Both VaR and CVaR are statistical measures based on historical or simulated data. They estimate risk under "normal" probability distributions. Stress testing complements them by asking: what happens in a specific catastrophic scenario that may be outside the historical distribution?

Useful stress scenarios for an options portfolio:

• VIX spike to 60+: How much does your book lose if implied volatility doubles overnight? (As it did in March 2020 and February 2018)
• Underlying gap move of 15%: What's the P&L on your short delta positions if the underlying gaps past all your strikes before you can adjust?
• Correlation spike: All your "diversified" positions correlate to 0.95 simultaneously. What's your actual book P&L?
• Liquidity freeze: Bid-ask spreads widen 5× and you can't close positions at mid-price. What does it cost to unwind the book in that environment?

Stress testing is not a statistical exercise — it's an imagination exercise. The goal is to identify the specific scenarios that would produce your largest losses and verify you can survive them. If a stress scenario produces a loss larger than your monthly drawdown limit, you need to either reduce position size or add protective hedges before that scenario can occur.

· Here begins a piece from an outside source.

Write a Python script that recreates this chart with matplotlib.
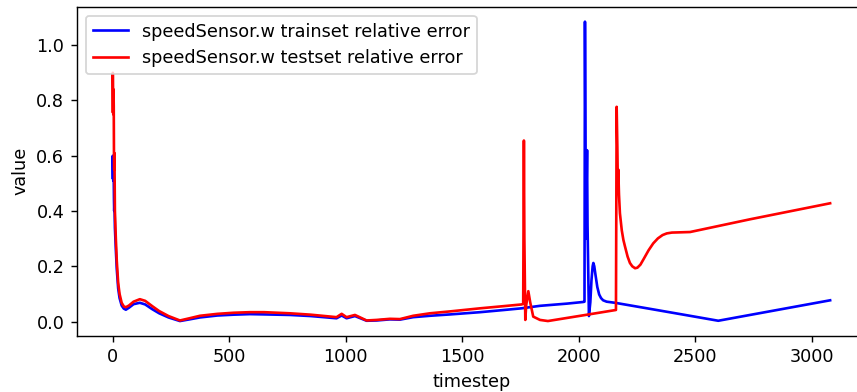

A Practical VaR Framework for Options Traders

Putting it all together in a workflow you can actually use:

1. Define your risk budget. Decide on a maximum acceptable 1-day 95% VaR as a percentage of account (e.g., 3%). This is your overall risk ceiling.
2. Estimate position-level VaR. For defined-risk positions, use max loss × probability of breach. For undefined-risk, use broker margin requirement as a conservative proxy.
3. Aggregate across the book. Sum position VaRs, adjusting for correlations between positions (correlated positions don't diversify; uncorrelated ones do).
4. Check CVaR. For each short options position, estimate the expected loss in the worst 5% of scenarios — this is your true tail exposure. Ensure CVaR is within a survivable range (e.g., < 15% of account).
5. Run stress tests. Apply the VIX doubling and 15% gap scenarios to the current book. If either produces an unacceptable loss, hedge or size down before entering new positions.
6. Review weekly. VaR is not a one-time calculation. Market conditions change, positions drift in delta and gamma as the underlying moves, and what was a 3% VaR position on Monday can be a 7% VaR position by Friday.